I felt so much loneliness that it’s been like an overdose sending me into deep depressions. It’s a deep of a place in an abandoned building believed to have residence entity. I don’t want to go in there for no one would like to share it with me.
One day, I woke up with another demon coming to life. Loneliness and depression forced me in believing that I have no belief. That God is too busy with other people He loves most. Or, there is no God at all. Heaven and hell doesn’t matter to me anymore. I stopped bothering myself what kind of punishment lies ahead of me after this material world.

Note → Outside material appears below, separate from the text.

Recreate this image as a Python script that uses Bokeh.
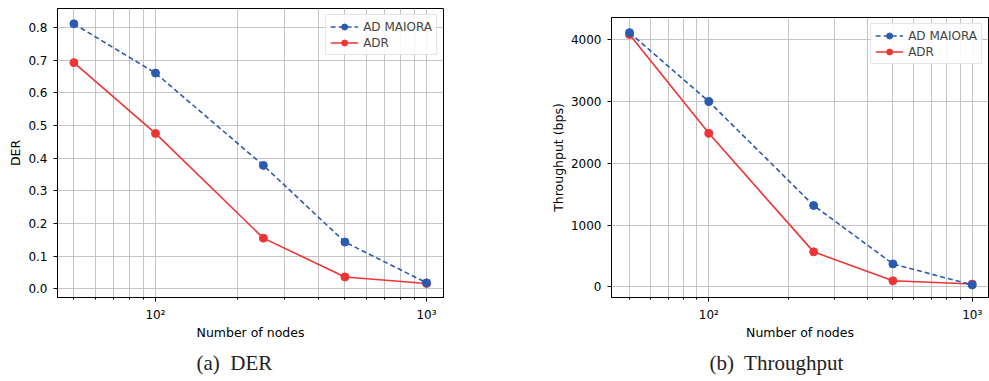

I had read in Bob Ong’s book that an argument of the existence of God is like an argument between two ticks whether there is a dog or otherwise. Maybe the dog the two ticks referring to, is busy screwing another dog that it didn’t even notice the itch in its body.
But again, the bloodcurdling idea of seeing a dog full of ticks is, as not as fear provoking as the physical pain the world is confronting.
War, disease, hunger, poverty, prostitution, pornography, child abuse, sex scandals, sex transplant. Church scandals, AIDS, HIV, drug addiction, vandalism, OFW, DH, murder, capital punishment, rape, Jemaah Islamiyah, Abu Sayyaf Group, NPA, kidnap for ransom, graft and corruption, election fraud, Garci tape, jueteng, EDSA I, EDSA II, the list goes on and on….
The scary stories in my life breeds questions: If I let go of the things that both wonderful and painful, am I exorcized? When do I have the courage to turn on the lights so I could clearly see my shadows that take refuge in the dark? Will the ticks lose its grip once the dog start scratching?